Records for the task:
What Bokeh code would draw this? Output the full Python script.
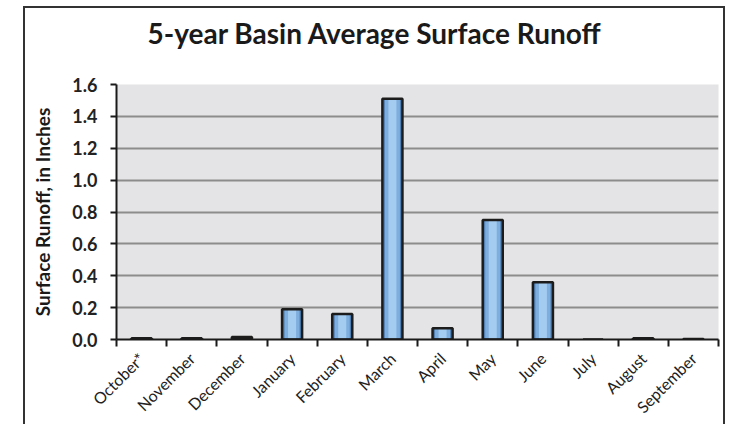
import math
from bokeh.plotting import figure
from bokeh.models import Range1d, FixedTicker, Title, NumeralTickFormatter
from bokeh.embed import file_html
from bokeh.resources import INLINE

months = ["October*", "November", "December", "January", "February", "March",
          "April", "May", "June", "July", "August", "September"]
runoff = [0.008, 0.008, 0.015, 0.19, 0.16, 1.51, 0.07, 0.75, 0.36, 0.0, 0.008, 0.003]
y_ticks = [0.0, 0.2, 0.4, 0.6, 0.8, 1.0, 1.2, 1.4, 1.6]
title_text = "5-year Basin Average Surface Runoff"

xs = [i + 0.5 for i in range(len(months))]
bounds = list(range(len(months) + 1))

FONT = "Lato"

p = figure(width=702, height=418, output_backend="svg", toolbar_location=None,
           x_range=Range1d(0, len(months)), y_range=Range1d(0, 1.6),
           min_border_left=91, min_border_right=9, min_border_top=76, min_border_bottom=87)
p.margin = (6, 0, 0, 23)
p.styles = {"border-top": "2px solid #333", "border-left": "2px solid #333",
            "border-right": "2px solid #333", "box-sizing": "border-box"}

# spacer between the title and the plot area (closest to the frame)
p.add_layout(Title(text=" ", text_font_size="10px", standoff=17), "above")
# main title (outermost)
p.title = Title(text=title_text, align="left", offset=31,
                text_font=FONT, text_font_size="28px", text_font_style="bold",
                text_color="#1a1a1a", standoff=9)

p.background_fill_color = "#E4E4E6"
p.border_fill_color = "white"
p.outline_line_color = None

p.xgrid.visible = False
p.ygrid.ticker = FixedTicker(ticks=y_ticks)
p.ygrid.grid_line_color = "#8C8C8C"
p.ygrid.grid_line_width = 2

# bars with a simple gradient-like shading
w = 0.4
p.vbar(x=xs, top=runoff, width=w, fill_color="#4F7FB3", line_color=None)
p.vbar(x=xs, top=runoff, width=w * 0.75, fill_color="#7EAEDD", line_color=None)
p.vbar(x=xs, top=runoff, width=w * 0.4, fill_color="#A4CCF0", line_color=None)
p.vbar(x=xs, top=runoff, width=w, fill_alpha=0, line_color="#1c1c1c", line_width=2.5)

# y axis
ya = p.yaxis[0]
ya.ticker = FixedTicker(ticks=y_ticks)
ya.formatter = NumeralTickFormatter(format="0.0")
ya.axis_label = "Surface Runoff, in Inches"
ya.axis_label_text_font = FONT
ya.axis_label_text_font_size = "19px"
ya.axis_label_text_font_style = "bold"
ya.axis_label_text_color = "#1a1a1a"
ya.axis_label_standoff = 15
ya.major_label_text_font = FONT
ya.major_label_text_font_size = "18px"
ya.major_label_text_font_style = "bold"
ya.major_label_text_color = "#222222"
ya.major_label_standoff = 13
ya.major_tick_in = 0
ya.major_tick_out = 6
ya.major_tick_line_width = 2
ya.major_tick_line_color = "#1a1a1a"
ya.minor_tick_line_color = None
ya.axis_line_width = 2
ya.axis_line_color = "#1a1a1a"

# x axis: labels at centres, boundary tick marks
xa = p.xaxis[0]
xa.ticker = FixedTicker(ticks=xs, minor_ticks=bounds)
xa.major_label_overrides = {x: m for x, m in zip(xs, months)}
xa.major_label_orientation = math.pi / 4
xa.major_label_text_font = FONT
xa.major_label_text_font_size = "16px"
xa.major_label_text_color = "#222222"
xa.major_label_standoff = 9
xa.major_tick_line_color = None
xa.major_tick_out = 6
xa.major_tick_in = 0
xa.minor_tick_out = 7
xa.minor_tick_in = 0
xa.minor_tick_line_width = 2
xa.minor_tick_line_color = "#1a1a1a"
xa.axis_line_width = 2
xa.axis_line_color = "#1a1a1a"

open("out.html", "w").write(file_html(p, INLINE))
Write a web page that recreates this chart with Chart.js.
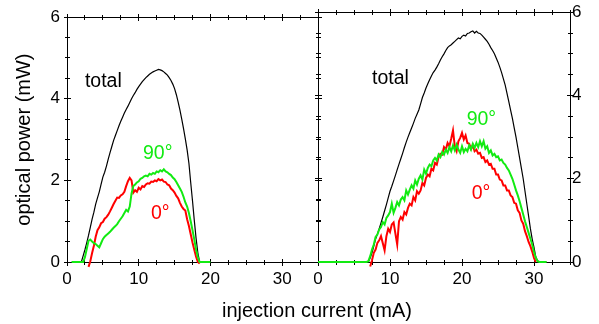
<!DOCTYPE html>
<html>
<head>
<meta charset="utf-8">
<script src="https://cdn.jsdelivr.net/npm/chart.js@4.4.0/dist/chart.umd.min.js"></script>
<style>
html,body{margin:0;padding:0;background:#fff;}
#wrap{position:relative;width:599px;height:324px;background:#fff;}
canvas{position:absolute;left:0;top:0;}
</style>
</head>
<body>
<div id="wrap">
<canvas id="c1" width="599" height="324"></canvas>
<canvas id="c2" width="599" height="324"></canvas>
</div>
<script>
// ---------- data (injection current in mA, optical power in mW) ----------
const currentLeft = [0.65, 2, 2.25, 2.5, 2.75, 3, 3.25, 3.5, 3.75, 4, 4.25, 4.5, 4.75, 5, 5.25, 5.5, 5.75, 6, 6.25, 6.5, 6.75, 7, 7.25, 7.5, 7.75, 8, 8.25, 8.5, 8.75, 9, 9.25, 9.5, 9.75, 10, 10.25, 10.5, 10.75, 11, 11.25, 11.5, 11.75, 12, 12.25, 12.5, 12.75, 13, 13.25, 13.5, 13.75, 14, 14.25, 14.5, 14.75, 15, 15.25, 15.5, 15.75, 16, 16.25, 16.5, 16.75, 17, 17.25, 17.5, 17.75, 18, 18.25, 18.5, 18.75, 19, 20];
const totalLeft = [0, 0, 0.15, 0.3, 0.47, 0.65, 0.85, 1.05, 1.22, 1.42, 1.57, 1.72, 1.9, 2.08, 2.2, 2.35, 2.52, 2.68, 2.83, 2.98, 3.1, 3.22, 3.34, 3.45, 3.55, 3.65, 3.74, 3.82, 3.91, 4.0, 4.08, 4.15, 4.23, 4.3, 4.36, 4.42, 4.47, 4.52, 4.56, 4.6, 4.63, 4.66, 4.68, 4.7, 4.72, 4.71, 4.69, 4.66, 4.62, 4.58, 4.52, 4.45, 4.36, 4.25, 4.1, 3.92, 3.72, 3.5, 3.27, 3.02, 2.75, 2.42, 1.95, 1.5, 1.02, 0.58, 0.22, 0, 0, 0, 0];
const deg90Left = [0, 0, 0, 0.12, 0.32, 0.52, 0.55, 0.5, 0.46, 0.44, 0.4, 0.36, 0.46, 0.56, 0.62, 0.66, 0.7, 0.74, 0.79, 0.84, 0.88, 0.93, 1.0, 1.06, 1.12, 1.2, 1.28, 1.24, 1.36, 1.68, 1.86, 1.9, 1.95, 1.98, 2.04, 2.06, 2.1, 2.12, 2.1, 2.16, 2.14, 2.18, 2.16, 2.22, 2.2, 2.25, 2.22, 2.27, 2.22, 2.2, 2.16, 2.13, 2.07, 2.03, 1.96, 1.88, 1.8, 1.72, 1.6, 1.46, 1.36, 1.2, 1.0, 0.78, 0.55, 0.3, 0.12, 0, 0, 0, 0];
const deg0Left = [null, null, null, null, null, -0.12, 0.02, 0.22, 0.4, 0.62, 0.78, 0.85, 0.95, 0.98, 1.06, 1.1, 1.16, 1.24, 1.33, 1.42, 1.5, 1.58, 1.57, 1.63, 1.66, 1.72, 1.86, 1.98, 2.06, 2.0, 1.7, 1.76, 1.72, 1.82, 1.78, 1.86, 1.84, 1.9, 1.93, 1.92, 1.97, 1.96, 2.0, 1.98, 2.03, 2.0, 2.02, 1.97, 1.96, 1.9, 1.88, 1.8, 1.76, 1.7, 1.62, 1.56, 1.45, 1.36, 1.3, 1.26, 1.05, 0.88, 0.68, 0.48, 0.3, 0.13, 0.0, -0.04, null, null, null];

const currentRight = [0, 6.75, 7, 7.25, 7.5, 7.75, 8, 8.25, 8.5, 8.75, 9, 9.25, 9.5, 9.75, 10, 10.25, 10.5, 10.75, 11, 11.25, 11.5, 11.75, 12, 12.25, 12.5, 12.75, 13, 13.25, 13.5, 13.75, 14, 14.25, 14.5, 14.75, 15, 15.25, 15.5, 15.75, 16, 16.25, 16.5, 16.75, 17, 17.25, 17.5, 17.75, 18, 18.25, 18.5, 18.75, 19, 19.25, 19.5, 19.75, 20, 20.25, 20.5, 20.75, 21, 21.25, 21.5, 21.75, 22, 22.25, 22.5, 22.75, 23, 23.25, 23.5, 23.75, 24, 24.25, 24.5, 24.75, 25, 25.25, 25.5, 25.75, 26, 26.25, 26.5, 26.75, 27, 27.25, 27.5, 27.75, 28, 28.25, 28.5, 28.75, 29, 29.25, 29.5, 29.75, 30, 30.25, 30.5, 30.75, 31, 31.75];
const totalRight = [0, 0, 0, 0.1, 0.22, 0.38, 0.55, 0.67, 0.8, 0.94, 1.08, 1.23, 1.38, 1.54, 1.7, 1.82, 1.95, 2.08, 2.22, 2.35, 2.48, 2.61, 2.75, 2.88, 3.0, 3.11, 3.22, 3.33, 3.45, 3.55, 3.65, 3.8, 3.95, 4.06, 4.18, 4.28, 4.38, 4.47, 4.55, 4.61, 4.68, 4.76, 4.85, 4.93, 5.0, 5.08, 5.15, 5.19, 5.22, 5.26, 5.3, 5.34, 5.38, 5.36, 5.42, 5.45, 5.43, 5.49, 5.5, 5.53, 5.55, 5.5, 5.54, 5.5, 5.49, 5.45, 5.4, 5.35, 5.3, 5.23, 5.15, 5.08, 5.0, 4.9, 4.8, 4.68, 4.55, 4.4, 4.25, 4.05, 3.85, 3.65, 3.45, 3.22, 3.0, 2.75, 2.5, 2.25, 2.0, 1.7, 1.4, 1.1, 0.8, 0.55, 0.35, 0.12, 0.03, 0, 0, 0];
const deg90Right = [0, 0, 0.02, 0.14, 0.3, 0.42, 0.6, 0.66, 0.78, 0.84, 0.96, 0.9, 1.06, 1.12, 1.2, 1.4, 1.18, 1.3, 1.44, 1.36, 1.5, 1.56, 1.48, 1.72, 1.62, 1.74, 1.84, 1.76, 1.96, 1.86, 2.0, 2.08, 1.98, 2.22, 2.12, 2.26, 2.34, 2.3, 2.44, 2.5, 2.44, 2.58, 2.52, 2.64, 2.58, 2.7, 2.62, 2.76, 2.66, 2.8, 2.68, 2.82, 2.7, 2.62, 2.78, 2.64, 2.72, 2.66, 2.8, 2.7, 2.84, 2.74, 2.86, 2.76, 2.9, 2.78, 2.9, 2.72, 2.78, 2.62, 2.68, 2.56, 2.6, 2.52, 2.54, 2.44, 2.46, 2.38, 2.34, 2.26, 2.2, 2.1, 2.0, 1.86, 1.72, 1.6, 1.46, 1.3, 1.14, 0.98, 0.84, 0.7, 0.56, 0.42, 0.24, 0.1, 0.02, 0, 0, 0];
const deg0Right = [null, null, null, -0.11, 0.04, 0.22, 0.3, 0.46, 0.52, 0.62, 0.45, 0.28, 0.62, 0.8, 0.72, 0.9, 0.95, 0.68, 0.42, 0.98, 1.08, 1.02, 1.2, 1.14, 1.3, 1.4, 1.36, 1.56, 1.48, 1.7, 1.64, 1.72, 1.9, 1.84, 2.02, 2.1, 2.06, 2.24, 2.2, 2.38, 2.34, 2.52, 2.6, 2.58, 2.76, 2.7, 2.86, 2.78, 2.96, 3.16, 2.78, 2.66, 2.9, 2.98, 3.1, 2.94, 3.04, 2.86, 2.84, 2.72, 2.8, 2.66, 2.7, 2.6, 2.62, 2.5, 2.52, 2.4, 2.44, 2.34, 2.36, 2.24, 2.24, 2.1, 2.1, 1.98, 1.96, 1.84, 1.84, 1.72, 1.72, 1.6, 1.56, 1.42, 1.4, 1.24, 1.18, 1.0, 0.92, 0.74, 0.62, 0.48, 0.38, 0.25, 0.1, 0.0, null, null, null, null];

const xTickLabels = [0, 10, 20, 30];
const yTickLabels = [0, 2, 4, 6];
const xMinorTicks = [0, 2.5, 5, 7.5, 10, 12.5, 15, 17.5, 20, 22.5, 25, 27.5, 30, 32.5, 35];
const yMinorTicks = [0, 0.5, 1, 1.5, 2, 2.5, 3, 3.5, 4, 4.5, 5, 5.5, 6];

const seriesNames = ['90°', '0°', 'total'];
const xTitle = 'injection current (mA)';
const yTitle = 'optical power (mW)';

// ---------- styling ----------
const FONT = "'Liberation Sans', Arial, Helvetica, sans-serif";
const GREEN = '#12ea12';
const RED = '#ff0000';
const BLACK = '#000000';
Chart.defaults.font.family = FONT;
Chart.defaults.color = '#000';

function pts(xs, ys) { return xs.map((x, i) => ({ x: x, y: ys[i] })); }
function crisp(p) { return Math.floor(p) + 0.5; }

const framePlugin = {
  id: 'frame',
  beforeDatasetsDraw(chart) {
    const { ctx, chartArea: a, scales: { x, y } } = chart;
    ctx.save();
    ctx.strokeStyle = '#000';
    ctx.lineWidth = 1;
    const L = crisp(a.left), R = crisp(a.right), T = crisp(a.top), B = crisp(a.bottom);
    ctx.beginPath();
    ctx.rect(L, T, R - L, B - T);
    ctx.stroke();
    ctx.beginPath();
    xMinorTicks.forEach(v => {
      const p = crisp(x.getPixelForValue(v));
      const len = xTickLabels.includes(v) ? 3.5 : 2.5;
      ctx.moveTo(p, B - len); ctx.lineTo(p, B + len);
      ctx.moveTo(p, T - len); ctx.lineTo(p, T + len);
    });
    yMinorTicks.forEach(v => {
      const p = crisp(y.getPixelForValue(v));
      const len = yTickLabels.includes(v) ? 3.5 : 2.5;
      ctx.moveTo(L - len, p); ctx.lineTo(L + len, p);
      ctx.moveTo(R - len, p); ctx.lineTo(R + len, p);
    });
    ctx.stroke();
    ctx.restore();
  }
};

const notePlugin = {
  id: 'notes',
  afterDatasetsDraw(chart, args, opts) {
    const { ctx, scales: { x, y } } = chart;
    ctx.save();
    ctx.font = '19.5px ' + FONT;
    ctx.textAlign = 'left';
    ctx.textBaseline = 'alphabetic';
    (opts.items || []).forEach(n => {
      ctx.fillStyle = n.color;
      ctx.fillText(n.text, x.getPixelForValue(n.x), y.getPixelForValue(n.y));
    });
    if (opts.xTitle) {
      ctx.font = '20px ' + FONT;
      ctx.fillStyle = '#000';
      ctx.textAlign = 'center';
      ctx.fillText(opts.xTitle.text, opts.xTitle.cx, opts.xTitle.by);
    }
    ctx.restore();
  }
};

function makeChart(id, xs, total, g90, g0, side, notes, extra) {
  const ds = (label, data, color, w) => ({
    label: label, data: pts(xs, data), borderColor: color, backgroundColor: color,
    borderWidth: w, pointRadius: 0, tension: 0, fill: false, clip: 8, spanGaps: false
  });
  const yScale = {
    type: 'linear', position: side, min: 0, max: 6,
    afterBuildTicks(s) { s.ticks = yTickLabels.map(v => ({ value: v })); },
    ticks: { font: { size: 17 }, color: '#000', padding: side === 'left' ? 7 : 2 },
    grid: { display: false, drawTicks: false },
    border: { display: false },
    afterFit(s) { s.width = side === 'left' ? 67 : 29; }
  };
  if (side === 'left') {
    yScale.title = { display: true, text: yTitle, font: { size: 20 }, color: '#000', padding: { top: 12, bottom: 0 } };
  }
  return new Chart(document.getElementById(id), {
    type: 'line',
    data: {
      datasets: [
        ds(seriesNames[0], g90, GREEN, 2),
        ds(seriesNames[1], g0, RED, 2),
        ds(seriesNames[2], total, BLACK, 1.2)
      ]
    },
    options: {
      responsive: false, animation: false, events: [],
      layout: { padding: side === 'left' ? { left: 0, right: 281, top: 11, bottom: 0 } : { left: 318, right: 0, top: 11, bottom: 0 } },
      plugins: { legend: { display: false }, tooltip: { enabled: false }, notes: Object.assign({ items: notes }, extra) },
      scales: {
        x: {
          type: 'linear', position: 'bottom', min: 0, max: 35,
          afterBuildTicks(s) { s.ticks = xTickLabels.map(v => ({ value: v })); },
          ticks: { font: { size: 17 }, color: '#000', padding: 7, maxRotation: 0, autoSkip: false },
          grid: { display: false, drawTicks: false },
          border: { display: false },
          afterFit(s) { s.height = 62; }
        },
        y: yScale
      }
    },
    plugins: [framePlugin, notePlugin]
  });
}

makeChart('c1', currentLeft, totalLeft, deg90Left, deg0Left, 'left', [
  { text: 'total', x: 2.5, y: 4.3, color: BLACK },
  { text: '90°', x: 10.6, y: 2.52, color: GREEN },
  { text: '0°', x: 11.7, y: 1.05, color: RED }
], { xTitle: { text: xTitle, cx: 317, by: 316.5 } });

makeChart('c2', currentRight, totalRight, deg90Right, deg0Right, 'right', [
  { text: 'total', x: 7.5, y: 4.27, color: BLACK },
  { text: '90°', x: 20.65, y: 3.28, color: GREEN },
  { text: '0°', x: 21.35, y: 1.52, color: RED }
], {});
</script>
</body>
</html>
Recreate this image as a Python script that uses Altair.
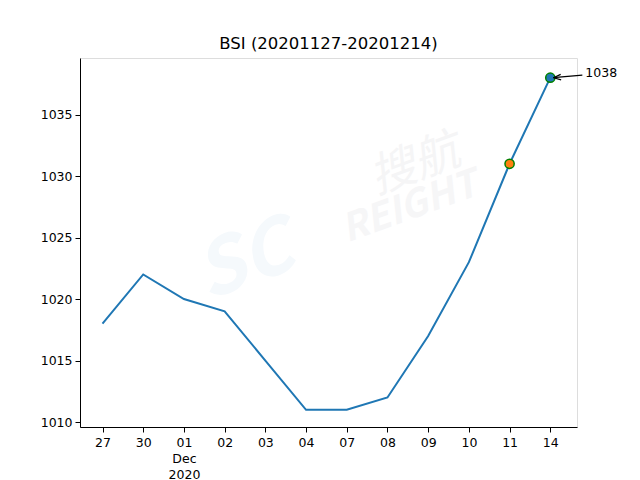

Job:
Transcribe the entries from their first line to the line that holds "p.ygrid.grid_line_width = 2", both included, and skip every picture.

Result:
What Bokeh code would draw this? Output the full Python script.
import math
from bokeh.plotting import figure
from bokeh.models import Range1d, FixedTicker, Title, NumeralTickFormatter
from bokeh.embed import file_html
from bokeh.resources import INLINE

months = ["October*", "November", "December", "January", "February", "March",
          "April", "May", "June", "July", "August", "September"]
runoff = [0.008, 0.008, 0.015, 0.19, 0.16, 1.51, 0.07, 0.75, 0.36, 0.0, 0.008, 0.003]
y_ticks = [0.0, 0.2, 0.4, 0.6, 0.8, 1.0, 1.2, 1.4, 1.6]
title_text = "5-year Basin Average Surface Runoff"

xs = [i + 0.5 for i in range(len(months))]
bounds = list(range(len(months) + 1))

FONT = "Lato"

p = figure(width=702, height=418, output_backend="svg", toolbar_location=None,
           x_range=Range1d(0, len(months)), y_range=Range1d(0, 1.6),
           min_border_left=91, min_border_right=9, min_border_top=76, min_border_bottom=87)
p.margin = (6, 0, 0, 23)
p.styles = {"border-top": "2px solid #333", "border-left": "2px solid #333",
            "border-right": "2px solid #333", "box-sizing": "border-box"}

# spacer between the title and the plot area (closest to the frame)
p.add_layout(Title(text=" ", text_font_size="10px", standoff=17), "above")
# main title (outermost)
p.title = Title(text=title_text, align="left", offset=31,
                text_font=FONT, text_font_size="28px", text_font_style="bold",
                text_color="#1a1a1a", standoff=9)

p.background_fill_color = "#E4E4E6"
p.border_fill_color = "white"
p.outline_line_color = None

p.xgrid.visible = False
p.ygrid.ticker = FixedTicker(ticks=y_ticks)
p.ygrid.grid_line_color = "#8C8C8C"
p.ygrid.grid_line_width = 2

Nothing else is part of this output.